Using the data below, copy each line that includes the word "this".

Material supplied:
.....

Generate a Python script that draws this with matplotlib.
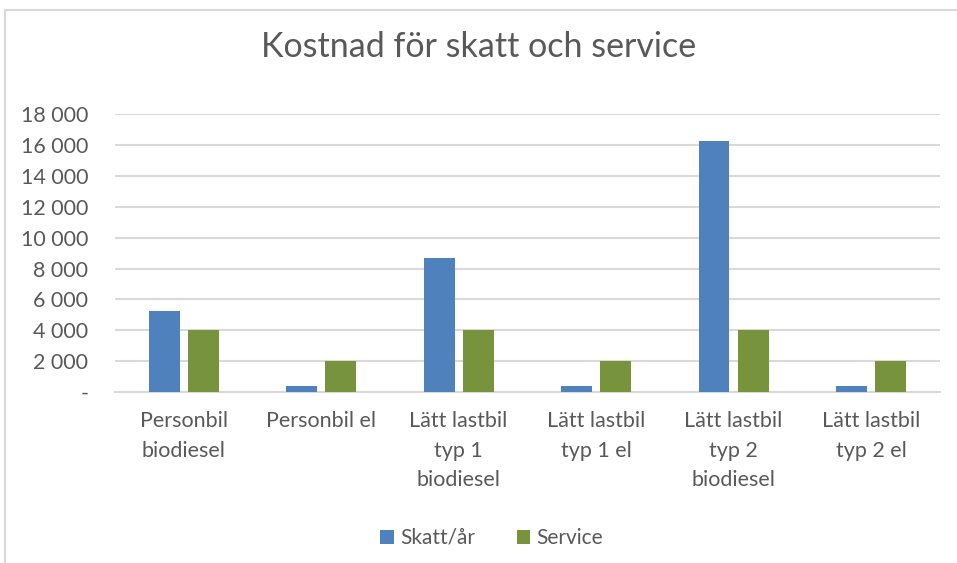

.....

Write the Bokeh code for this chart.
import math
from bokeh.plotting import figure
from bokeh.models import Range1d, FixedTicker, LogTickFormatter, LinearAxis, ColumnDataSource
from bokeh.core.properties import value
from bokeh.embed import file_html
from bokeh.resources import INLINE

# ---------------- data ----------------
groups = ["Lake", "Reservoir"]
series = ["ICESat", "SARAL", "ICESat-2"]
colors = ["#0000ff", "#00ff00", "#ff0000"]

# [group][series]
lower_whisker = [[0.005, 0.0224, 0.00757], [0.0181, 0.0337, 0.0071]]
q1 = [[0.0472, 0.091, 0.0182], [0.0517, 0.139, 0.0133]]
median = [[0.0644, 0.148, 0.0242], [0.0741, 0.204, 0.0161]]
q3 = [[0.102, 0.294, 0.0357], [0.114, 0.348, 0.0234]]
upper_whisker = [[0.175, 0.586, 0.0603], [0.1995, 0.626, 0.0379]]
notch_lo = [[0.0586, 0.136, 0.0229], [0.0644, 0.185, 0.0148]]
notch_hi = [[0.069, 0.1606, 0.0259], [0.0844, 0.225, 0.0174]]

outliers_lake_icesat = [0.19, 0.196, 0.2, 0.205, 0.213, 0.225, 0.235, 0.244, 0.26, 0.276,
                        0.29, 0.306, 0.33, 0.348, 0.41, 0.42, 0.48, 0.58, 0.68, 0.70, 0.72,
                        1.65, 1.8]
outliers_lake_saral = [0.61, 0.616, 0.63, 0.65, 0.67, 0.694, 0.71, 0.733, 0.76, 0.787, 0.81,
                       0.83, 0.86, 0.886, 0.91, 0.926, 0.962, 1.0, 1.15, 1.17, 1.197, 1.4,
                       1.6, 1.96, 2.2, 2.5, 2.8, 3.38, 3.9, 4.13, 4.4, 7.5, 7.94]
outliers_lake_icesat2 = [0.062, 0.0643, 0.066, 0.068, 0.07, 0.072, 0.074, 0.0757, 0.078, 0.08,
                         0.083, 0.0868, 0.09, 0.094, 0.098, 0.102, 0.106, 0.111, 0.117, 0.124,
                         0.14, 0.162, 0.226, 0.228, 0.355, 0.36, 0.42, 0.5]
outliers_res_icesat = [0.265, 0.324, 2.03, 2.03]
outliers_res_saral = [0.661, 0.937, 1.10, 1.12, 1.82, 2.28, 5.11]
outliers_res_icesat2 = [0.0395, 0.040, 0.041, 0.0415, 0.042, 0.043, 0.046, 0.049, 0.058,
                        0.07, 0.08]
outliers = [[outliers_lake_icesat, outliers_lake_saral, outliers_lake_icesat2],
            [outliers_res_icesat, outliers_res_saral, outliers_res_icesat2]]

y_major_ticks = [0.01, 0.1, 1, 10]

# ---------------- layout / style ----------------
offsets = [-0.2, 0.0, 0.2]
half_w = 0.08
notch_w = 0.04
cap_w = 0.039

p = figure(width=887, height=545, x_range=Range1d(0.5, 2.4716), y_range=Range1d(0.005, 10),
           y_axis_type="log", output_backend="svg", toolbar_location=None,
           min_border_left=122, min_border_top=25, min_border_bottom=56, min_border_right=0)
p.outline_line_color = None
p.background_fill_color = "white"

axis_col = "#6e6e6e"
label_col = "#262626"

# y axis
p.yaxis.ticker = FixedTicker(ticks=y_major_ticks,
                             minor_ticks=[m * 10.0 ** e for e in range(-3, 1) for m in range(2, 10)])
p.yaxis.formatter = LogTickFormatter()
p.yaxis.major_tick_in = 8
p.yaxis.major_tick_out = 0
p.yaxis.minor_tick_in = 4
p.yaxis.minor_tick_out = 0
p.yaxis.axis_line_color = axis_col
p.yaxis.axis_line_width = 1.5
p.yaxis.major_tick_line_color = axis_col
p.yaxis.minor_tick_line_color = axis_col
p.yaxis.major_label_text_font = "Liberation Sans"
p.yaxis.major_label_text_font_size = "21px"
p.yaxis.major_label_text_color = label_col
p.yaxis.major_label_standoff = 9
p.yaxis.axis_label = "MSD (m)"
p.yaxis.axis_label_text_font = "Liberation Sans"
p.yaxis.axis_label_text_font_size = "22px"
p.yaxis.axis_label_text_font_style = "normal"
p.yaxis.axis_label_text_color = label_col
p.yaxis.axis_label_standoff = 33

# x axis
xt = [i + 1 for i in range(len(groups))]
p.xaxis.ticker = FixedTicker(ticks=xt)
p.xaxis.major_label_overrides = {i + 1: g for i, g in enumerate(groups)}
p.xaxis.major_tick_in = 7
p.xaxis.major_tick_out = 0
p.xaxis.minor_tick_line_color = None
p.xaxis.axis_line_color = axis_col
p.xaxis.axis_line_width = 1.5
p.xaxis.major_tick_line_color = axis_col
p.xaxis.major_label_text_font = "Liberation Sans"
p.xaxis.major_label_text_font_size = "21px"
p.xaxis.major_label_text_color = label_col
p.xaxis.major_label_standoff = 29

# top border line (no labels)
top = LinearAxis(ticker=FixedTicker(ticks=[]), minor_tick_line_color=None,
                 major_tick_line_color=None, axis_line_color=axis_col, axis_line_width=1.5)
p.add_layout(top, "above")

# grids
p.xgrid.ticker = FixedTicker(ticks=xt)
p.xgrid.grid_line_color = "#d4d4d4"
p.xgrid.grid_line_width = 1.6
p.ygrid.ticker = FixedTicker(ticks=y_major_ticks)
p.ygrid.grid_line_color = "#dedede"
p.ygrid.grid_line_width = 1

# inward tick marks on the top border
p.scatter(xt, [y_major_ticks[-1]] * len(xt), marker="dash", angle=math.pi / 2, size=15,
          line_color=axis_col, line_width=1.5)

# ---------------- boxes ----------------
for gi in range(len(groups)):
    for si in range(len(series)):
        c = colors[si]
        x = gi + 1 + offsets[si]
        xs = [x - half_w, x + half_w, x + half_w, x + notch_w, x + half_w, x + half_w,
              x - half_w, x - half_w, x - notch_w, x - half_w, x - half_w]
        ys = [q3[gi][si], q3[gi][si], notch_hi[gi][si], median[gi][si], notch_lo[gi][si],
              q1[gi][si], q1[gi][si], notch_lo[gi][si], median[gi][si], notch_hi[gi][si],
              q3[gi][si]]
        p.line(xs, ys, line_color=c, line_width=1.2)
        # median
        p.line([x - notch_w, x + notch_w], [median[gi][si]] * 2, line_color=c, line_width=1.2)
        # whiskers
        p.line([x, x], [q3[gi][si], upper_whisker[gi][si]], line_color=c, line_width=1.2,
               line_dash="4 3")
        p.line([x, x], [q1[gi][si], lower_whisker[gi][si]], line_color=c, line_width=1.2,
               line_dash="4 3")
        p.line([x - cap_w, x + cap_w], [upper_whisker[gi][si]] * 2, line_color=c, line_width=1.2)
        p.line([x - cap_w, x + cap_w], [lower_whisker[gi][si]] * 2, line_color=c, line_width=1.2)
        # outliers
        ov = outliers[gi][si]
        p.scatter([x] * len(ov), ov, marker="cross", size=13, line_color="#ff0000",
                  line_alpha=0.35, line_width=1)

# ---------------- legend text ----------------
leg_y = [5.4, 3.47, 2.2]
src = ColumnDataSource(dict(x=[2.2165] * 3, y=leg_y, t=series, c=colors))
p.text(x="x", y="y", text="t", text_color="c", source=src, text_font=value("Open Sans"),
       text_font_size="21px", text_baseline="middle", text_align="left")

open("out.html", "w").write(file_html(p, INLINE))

.....

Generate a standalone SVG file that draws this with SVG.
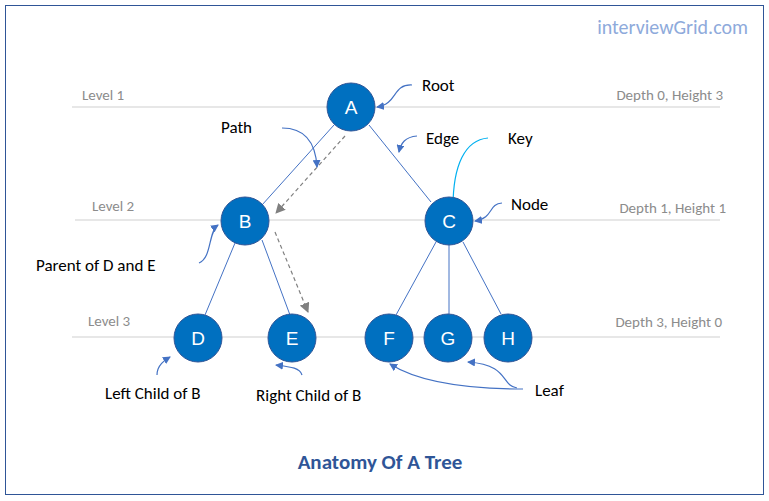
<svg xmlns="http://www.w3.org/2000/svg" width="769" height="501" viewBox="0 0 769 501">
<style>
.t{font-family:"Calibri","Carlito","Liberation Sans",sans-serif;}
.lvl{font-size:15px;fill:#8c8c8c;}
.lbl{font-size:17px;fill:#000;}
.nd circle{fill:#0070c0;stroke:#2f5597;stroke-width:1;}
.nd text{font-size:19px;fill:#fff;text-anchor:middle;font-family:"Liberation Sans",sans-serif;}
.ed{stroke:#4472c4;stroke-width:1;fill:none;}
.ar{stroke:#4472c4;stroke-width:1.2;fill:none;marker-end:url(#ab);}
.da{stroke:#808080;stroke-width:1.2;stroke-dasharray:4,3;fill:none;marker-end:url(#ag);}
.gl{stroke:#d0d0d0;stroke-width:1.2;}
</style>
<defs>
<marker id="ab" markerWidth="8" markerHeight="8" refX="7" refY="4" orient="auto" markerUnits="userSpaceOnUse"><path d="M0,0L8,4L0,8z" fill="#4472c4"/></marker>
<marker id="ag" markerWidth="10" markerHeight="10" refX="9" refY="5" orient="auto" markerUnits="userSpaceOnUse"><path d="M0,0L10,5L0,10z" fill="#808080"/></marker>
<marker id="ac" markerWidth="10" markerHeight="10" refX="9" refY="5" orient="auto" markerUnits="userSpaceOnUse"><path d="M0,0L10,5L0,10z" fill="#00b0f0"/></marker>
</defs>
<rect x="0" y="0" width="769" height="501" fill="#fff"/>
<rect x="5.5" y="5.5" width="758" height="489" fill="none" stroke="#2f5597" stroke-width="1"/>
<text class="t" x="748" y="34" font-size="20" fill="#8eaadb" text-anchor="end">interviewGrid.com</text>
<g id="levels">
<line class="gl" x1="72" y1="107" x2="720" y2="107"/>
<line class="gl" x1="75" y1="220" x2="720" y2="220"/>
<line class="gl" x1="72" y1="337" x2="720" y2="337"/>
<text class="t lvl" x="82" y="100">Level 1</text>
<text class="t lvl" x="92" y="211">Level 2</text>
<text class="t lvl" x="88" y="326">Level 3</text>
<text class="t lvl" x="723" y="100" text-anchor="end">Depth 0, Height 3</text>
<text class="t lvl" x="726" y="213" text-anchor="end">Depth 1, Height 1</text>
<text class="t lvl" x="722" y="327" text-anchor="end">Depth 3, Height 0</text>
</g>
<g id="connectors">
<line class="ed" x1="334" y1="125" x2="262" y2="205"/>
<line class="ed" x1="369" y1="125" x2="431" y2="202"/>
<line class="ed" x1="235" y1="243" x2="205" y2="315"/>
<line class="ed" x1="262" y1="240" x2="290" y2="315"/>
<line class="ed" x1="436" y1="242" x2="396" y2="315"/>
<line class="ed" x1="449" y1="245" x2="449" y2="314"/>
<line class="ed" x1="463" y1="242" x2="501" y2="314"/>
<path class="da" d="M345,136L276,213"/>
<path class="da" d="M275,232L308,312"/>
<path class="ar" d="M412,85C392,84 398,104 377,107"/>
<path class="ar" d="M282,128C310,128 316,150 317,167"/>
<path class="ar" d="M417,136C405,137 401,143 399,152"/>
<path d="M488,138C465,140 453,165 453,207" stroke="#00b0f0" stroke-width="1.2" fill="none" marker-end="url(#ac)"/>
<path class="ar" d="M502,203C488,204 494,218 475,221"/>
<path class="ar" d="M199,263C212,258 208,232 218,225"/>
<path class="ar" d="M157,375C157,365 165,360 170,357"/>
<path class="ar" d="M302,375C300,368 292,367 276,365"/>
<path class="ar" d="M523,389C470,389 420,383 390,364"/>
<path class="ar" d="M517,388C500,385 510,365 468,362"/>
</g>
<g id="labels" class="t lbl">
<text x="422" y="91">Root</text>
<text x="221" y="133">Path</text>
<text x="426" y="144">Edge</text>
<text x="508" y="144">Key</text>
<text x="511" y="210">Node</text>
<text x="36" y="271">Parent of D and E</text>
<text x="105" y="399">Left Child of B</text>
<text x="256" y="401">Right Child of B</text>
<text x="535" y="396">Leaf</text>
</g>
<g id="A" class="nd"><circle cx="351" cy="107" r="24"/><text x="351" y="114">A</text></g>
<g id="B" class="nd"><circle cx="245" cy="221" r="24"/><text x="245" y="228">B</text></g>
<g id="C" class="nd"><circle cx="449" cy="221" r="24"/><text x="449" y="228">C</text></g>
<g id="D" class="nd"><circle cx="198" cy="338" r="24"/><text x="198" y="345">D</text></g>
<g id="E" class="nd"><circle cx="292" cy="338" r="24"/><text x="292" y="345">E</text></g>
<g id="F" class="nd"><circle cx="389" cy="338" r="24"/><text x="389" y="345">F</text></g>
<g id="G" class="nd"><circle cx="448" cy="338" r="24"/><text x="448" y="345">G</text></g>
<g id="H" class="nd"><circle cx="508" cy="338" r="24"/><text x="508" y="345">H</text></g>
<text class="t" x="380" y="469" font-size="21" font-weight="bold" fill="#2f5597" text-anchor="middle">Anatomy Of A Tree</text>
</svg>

.....

Correct answer:
Generate a Python script that draws this with matplotlib.
Write the Bokeh code for this chart.
Generate a standalone SVG file that draws this with SVG.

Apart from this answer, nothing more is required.